— BEGIN Data extract —
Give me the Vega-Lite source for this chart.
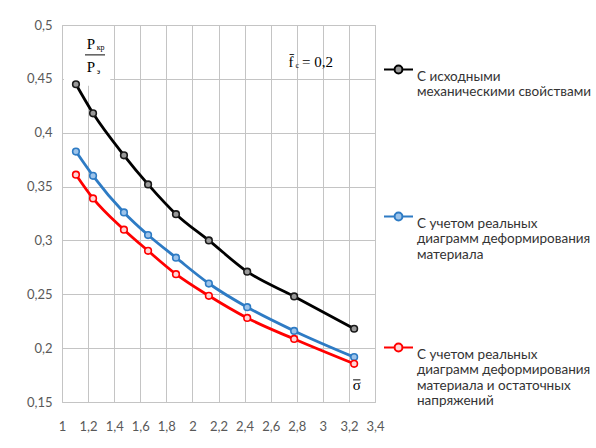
{
  "$schema": "https://vega.github.io/schema/vega-lite/v6.json",
  "width": 313,
  "height": 377,
  "autosize": {"type": "none"},
  "padding": {"left": 62, "top": 25, "right": 221, "bottom": 46},
  "background": "white",
  "config": {
    "view": {"stroke": "#bfbfbf", "strokeWidth": 1},
    "font": "Lato",
    "axis": {"grid": true, "gridColor": "#c4c4c4", "gridOpacity": 1, "gridWidth": 1, "domain": false, "ticks": false, "labelFont": "Lato", "labelFontSize": 13, "labelColor": "#595959", "labelOverlap": false, "labelFlush": false}
  },
  "datasets": {
    "curves": [
      {"series": "A", "sigma": 1.107, "ratio": 0.445},
      {"series": "A", "sigma": 1.238, "ratio": 0.418},
      {"series": "A", "sigma": 1.475, "ratio": 0.379},
      {"series": "A", "sigma": 1.66, "ratio": 0.352},
      {"series": "A", "sigma": 1.874, "ratio": 0.3244},
      {"series": "A", "sigma": 2.126, "ratio": 0.30},
      {"series": "A", "sigma": 2.42, "ratio": 0.271},
      {"series": "A", "sigma": 2.78, "ratio": 0.248},
      {"series": "A", "sigma": 3.24, "ratio": 0.218},
      {"series": "B", "sigma": 1.107, "ratio": 0.3825},
      {"series": "B", "sigma": 1.238, "ratio": 0.36},
      {"series": "B", "sigma": 1.475, "ratio": 0.326},
      {"series": "B", "sigma": 1.66, "ratio": 0.305},
      {"series": "B", "sigma": 1.874, "ratio": 0.284},
      {"series": "B", "sigma": 2.126, "ratio": 0.26},
      {"series": "B", "sigma": 2.42, "ratio": 0.238},
      {"series": "B", "sigma": 2.78, "ratio": 0.216},
      {"series": "B", "sigma": 3.24, "ratio": 0.1917},
      {"series": "C", "sigma": 1.107, "ratio": 0.361},
      {"series": "C", "sigma": 1.238, "ratio": 0.339},
      {"series": "C", "sigma": 1.475, "ratio": 0.31},
      {"series": "C", "sigma": 1.66, "ratio": 0.2904},
      {"series": "C", "sigma": 1.874, "ratio": 0.2687},
      {"series": "C", "sigma": 2.126, "ratio": 0.2486},
      {"series": "C", "sigma": 2.42, "ratio": 0.228},
      {"series": "C", "sigma": 2.78, "ratio": 0.2085},
      {"series": "C", "sigma": 3.24, "ratio": 0.1855}
    ]
  },
  "encoding": {
    "x": {"field": "sigma", "type": "quantitative", "title": null,
      "scale": {"domain": [1, 3.4], "nice": false, "zero": false},
      "axis": {"grid": true, "gridColor": "#c4c4c4", "labelOverlap": false, "labelFlush": false, "values": [1, 1.2, 1.4, 1.6, 1.8, 2, 2.2, 2.4, 2.6, 2.8, 3, 3.2, 3.4], "labelExpr": "replace(format(datum.value, '~g'), '.', ',')", "labelPadding": 18}},
    "y": {"field": "ratio", "type": "quantitative", "title": null,
      "scale": {"domain": [0.15, 0.5], "nice": false, "zero": false},
      "axis": {"grid": true, "gridColor": "#c4c4c4", "labelOverlap": false, "labelFlush": false, "values": [0.15, 0.2, 0.25, 0.3, 0.35, 0.4, 0.45, 0.5], "labelExpr": "replace(format(datum.value, '~g'), '.', ',')", "labelPadding": 10}}
  },
  "layer": [
    {
      "data": {"values": [{"sigma": 1.015, "sigma2": 1.37, "ratio": 0.4435, "ratio2": 0.499}]},
      "mark": {"type": "rect", "fill": "white"},
      "encoding": {
        "x2": {"field": "sigma2"},
        "y2": {"field": "ratio2"}
      }
    },
    {
      "data": {"name": "curves"},
      "mark": {"type": "line", "interpolate": "monotone", "strokeWidth": 2.8},
      "encoding": {
        "color": {"field": "series", "type": "nominal",
          "scale": {"domain": ["A", "B", "C"], "range": ["#000000", "#2e7bc4", "#ff0000"]},
          "legend": {
            "title": null, "orient": "none", "legendX": 321, "legendY": 29,
            "symbolType": "M-1,0H-0.27M0.27,0H1M-0.27,0A0.27,0.27 0 1,0 0.27,0A0.27,0.27 0 1,0 -0.27,0",
            "symbolSize": 841, "symbolStrokeWidth": 2, "symbolFillColor": "#ffffff",
            "labelFont": "Lato", "labelFontSize": 13.5, "labelColor": "#333333", "labelLimit": 0, "labelOffset": 3,
            "labelBaseline": "top", "labelLineHeight": 17.5, "rowPadding": 71,
            "labelExpr": "datum.label == 'A' ? ['С исходными', 'механическими свойствами', ' ', ' '] : datum.label == 'B' ? ['С учетом реальных', 'диаграмм деформирования', 'материала'] : ['С учетом реальных', 'диаграмм деформирования', 'материала и остаточных', 'напряжений']"
          }}
      }
    },
    {
      "data": {"name": "curves"},
      "mark": {"type": "point", "shape": "circle", "size": 44, "strokeWidth": 1.6, "filled": true, "opacity": 1},
      "encoding": {
        "stroke": {"field": "series", "type": "nominal", "scale": {"domain": ["A", "B", "C"], "range": ["#1a1a1a", "#2e7bc4", "#ff0000"]}, "legend": null},
        "fill": {"field": "series", "type": "nominal", "scale": {"domain": ["A", "B", "C"], "range": ["#9a9a9a", "#9cc3ea", "#ffd6d6"]}, "legend": null}
      }
    },
    {
      "data": {"values": [{"sigma": 1.222, "ratio": 0.4824, "t": "P"}, {"sigma": 1.222, "ratio": 0.4606, "t": "P"}, {"sigma": 2.755, "ratio": 0.4657, "t": "f̄"}, {"sigma": 3.26, "ratio": 0.1655, "t": "σ"}]},
      "mark": {"type": "text", "font": "Liberation Serif", "fontSize": 15, "align": "center", "baseline": "middle", "color": "#000000"},
      "encoding": {
        "text": {"field": "t"}
      }
    },
    {
      "data": {"values": [{"sigma": 1.266, "ratio": 0.4785, "t": "кр"}, {"sigma": 1.266, "ratio": 0.4567, "t": "э"}, {"sigma": 2.79, "ratio": 0.4615, "t": "c"}]},
      "mark": {"type": "text", "font": "Liberation Serif", "fontSize": 8, "align": "left", "baseline": "middle", "color": "#000000"},
      "encoding": {
        "text": {"field": "t"}
      }
    },
    {
      "data": {"values": [{"sigma": 2.84, "ratio": 0.4657, "t": "= 0,2"}]},
      "mark": {"type": "text", "font": "Liberation Serif", "fontSize": 15, "align": "left", "baseline": "middle", "color": "#000000"},
      "encoding": {
        "text": {"field": "t"}
      }
    },
    {
      "data": {"values": [{"sigma": 1.176, "sigma2": 1.33, "ratio": 0.4718, "ratio2": 0.4727}, {"sigma": 3.232, "sigma2": 3.288, "ratio": 0.1701, "ratio2": 0.171}]},
      "mark": {"type": "rect", "fill": "#000000"},
      "encoding": {
        "x2": {"field": "sigma2"},
        "y2": {"field": "ratio2"}
      }
    }
  ]
}
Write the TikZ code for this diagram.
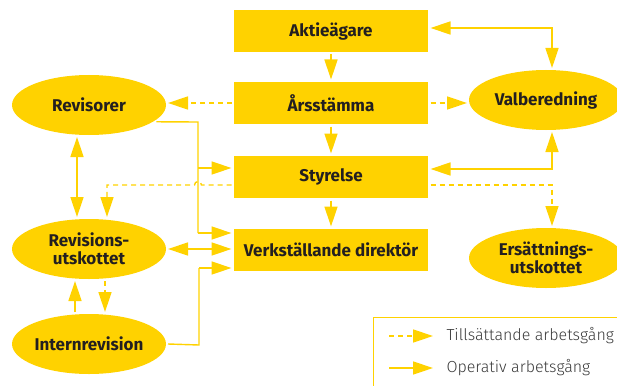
— END Data extract —
**Aim**
Copy every line above word for word and exclude the pictures.

**Solved problem**
Give me the Vega-Lite source for this chart.
{
  "$schema": "https://vega.github.io/schema/vega-lite/v6.json",
  "width": 313,
  "height": 377,
  "autosize": {"type": "none"},
  "padding": {"left": 62, "top": 25, "right": 221, "bottom": 46},
  "background": "white",
  "config": {
    "view": {"stroke": "#bfbfbf", "strokeWidth": 1},
    "font": "Lato",
    "axis": {"grid": true, "gridColor": "#c4c4c4", "gridOpacity": 1, "gridWidth": 1, "domain": false, "ticks": false, "labelFont": "Lato", "labelFontSize": 13, "labelColor": "#595959", "labelOverlap": false, "labelFlush": false}
  },
  "datasets": {
    "curves": [
      {"series": "A", "sigma": 1.107, "ratio": 0.445},
      {"series": "A", "sigma": 1.238, "ratio": 0.418},
      {"series": "A", "sigma": 1.475, "ratio": 0.379},
      {"series": "A", "sigma": 1.66, "ratio": 0.352},
      {"series": "A", "sigma": 1.874, "ratio": 0.3244},
      {"series": "A", "sigma": 2.126, "ratio": 0.30},
      {"series": "A", "sigma": 2.42, "ratio": 0.271},
      {"series": "A", "sigma": 2.78, "ratio": 0.248},
      {"series": "A", "sigma": 3.24, "ratio": 0.218},
      {"series": "B", "sigma": 1.107, "ratio": 0.3825},
      {"series": "B", "sigma": 1.238, "ratio": 0.36},
      {"series": "B", "sigma": 1.475, "ratio": 0.326},
      {"series": "B", "sigma": 1.66, "ratio": 0.305},
      {"series": "B", "sigma": 1.874, "ratio": 0.284},
      {"series": "B", "sigma": 2.126, "ratio": 0.26},
      {"series": "B", "sigma": 2.42, "ratio": 0.238},
      {"series": "B", "sigma": 2.78, "ratio": 0.216},
      {"series": "B", "sigma": 3.24, "ratio": 0.1917},
      {"series": "C", "sigma": 1.107, "ratio": 0.361},
      {"series": "C", "sigma": 1.238, "ratio": 0.339},
      {"series": "C", "sigma": 1.475, "ratio": 0.31},
      {"series": "C", "sigma": 1.66, "ratio": 0.2904},
      {"series": "C", "sigma": 1.874, "ratio": 0.2687},
      {"series": "C", "sigma": 2.126, "ratio": 0.2486},
      {"series": "C", "sigma": 2.42, "ratio": 0.228},
      {"series": "C", "sigma": 2.78, "ratio": 0.2085},
      {"series": "C", "sigma": 3.24, "ratio": 0.1855}
    ]
  },
  "encoding": {
    "x": {"field": "sigma", "type": "quantitative", "title": null,
      "scale": {"domain": [1, 3.4], "nice": false, "zero": false},
      "axis": {"grid": true, "gridColor": "#c4c4c4", "labelOverlap": false, "labelFlush": false, "values": [1, 1.2, 1.4, 1.6, 1.8, 2, 2.2, 2.4, 2.6, 2.8, 3, 3.2, 3.4], "labelExpr": "replace(format(datum.value, '~g'), '.', ',')", "labelPadding": 18}},
    "y": {"field": "ratio", "type": "quantitative", "title": null,
      "scale": {"domain": [0.15, 0.5], "nice": false, "zero": false},
      "axis": {"grid": true, "gridColor": "#c4c4c4", "labelOverlap": false, "labelFlush": false, "values": [0.15, 0.2, 0.25, 0.3, 0.35, 0.4, 0.45, 0.5], "labelExpr": "replace(format(datum.value, '~g'), '.', ',')", "labelPadding": 10}}
  },
  "layer": [
    {
      "data": {"values": [{"sigma": 1.015, "sigma2": 1.37, "ratio": 0.4435, "ratio2": 0.499}]},
      "mark": {"type": "rect", "fill": "white"},
      "encoding": {
        "x2": {"field": "sigma2"},
        "y2": {"field": "ratio2"}
      }
    },
    {
      "data": {"name": "curves"},
      "mark": {"type": "line", "interpolate": "monotone", "strokeWidth": 2.8},
      "encoding": {
        "color": {"field": "series", "type": "nominal",
          "scale": {"domain": ["A", "B", "C"], "range": ["#000000", "#2e7bc4", "#ff0000"]},
          "legend": {
            "title": null, "orient": "none", "legendX": 321, "legendY": 29,
            "symbolType": "M-1,0H-0.27M0.27,0H1M-0.27,0A0.27,0.27 0 1,0 0.27,0A0.27,0.27 0 1,0 -0.27,0",
            "symbolSize": 841, "symbolStrokeWidth": 2, "symbolFillColor": "#ffffff",
            "labelFont": "Lato", "labelFontSize": 13.5, "labelColor": "#333333", "labelLimit": 0, "labelOffset": 3,
            "labelBaseline": "top", "labelLineHeight": 17.5, "rowPadding": 71,
            "labelExpr": "datum.label == 'A' ? ['С исходными', 'механическими свойствами', ' ', ' '] : datum.label == 'B' ? ['С учетом реальных', 'диаграмм деформирования', 'материала'] : ['С учетом реальных', 'диаграмм деформирования', 'материала и остаточных', 'напряжений']"
          }}
      }
    },
    {
      "data": {"name": "curves"},
      "mark": {"type": "point", "shape": "circle", "size": 44, "strokeWidth": 1.6, "filled": true, "opacity": 1},
      "encoding": {
        "stroke": {"field": "series", "type": "nominal", "scale": {"domain": ["A", "B", "C"], "range": ["#1a1a1a", "#2e7bc4", "#ff0000"]}, "legend": null},
        "fill": {"field": "series", "type": "nominal", "scale": {"domain": ["A", "B", "C"], "range": ["#9a9a9a", "#9cc3ea", "#ffd6d6"]}, "legend": null}
      }
    },
    {
      "data": {"values": [{"sigma": 1.222, "ratio": 0.4824, "t": "P"}, {"sigma": 1.222, "ratio": 0.4606, "t": "P"}, {"sigma": 2.755, "ratio": 0.4657, "t": "f̄"}, {"sigma": 3.26, "ratio": 0.1655, "t": "σ"}]},
      "mark": {"type": "text", "font": "Liberation Serif", "fontSize": 15, "align": "center", "baseline": "middle", "color": "#000000"},
      "encoding": {
        "text": {"field": "t"}
      }
    },
    {
      "data": {"values": [{"sigma": 1.266, "ratio": 0.4785, "t": "кр"}, {"sigma": 1.266, "ratio": 0.4567, "t": "э"}, {"sigma": 2.79, "ratio": 0.4615, "t": "c"}]},
      "mark": {"type": "text", "font": "Liberation Serif", "fontSize": 8, "align": "left", "baseline": "middle", "color": "#000000"},
      "encoding": {
        "text": {"field": "t"}
      }
    },
    {
      "data": {"values": [{"sigma": 2.84, "ratio": 0.4657, "t": "= 0,2"}]},
      "mark": {"type": "text", "font": "Liberation Serif", "fontSize": 15, "align": "left", "baseline": "middle", "color": "#000000"},
      "encoding": {
        "text": {"field": "t"}
      }
    },
    {
      "data": {"values": [{"sigma": 1.176, "sigma2": 1.33, "ratio": 0.4718, "ratio2": 0.4727}, {"sigma": 3.232, "sigma2": 3.288, "ratio": 0.1701, "ratio2": 0.171}]},
      "mark": {"type": "rect", "fill": "#000000"},
      "encoding": {
        "x2": {"field": "sigma2"},
        "y2": {"field": "ratio2"}
      }
    }
  ]
}
Write the TikZ code for this diagram.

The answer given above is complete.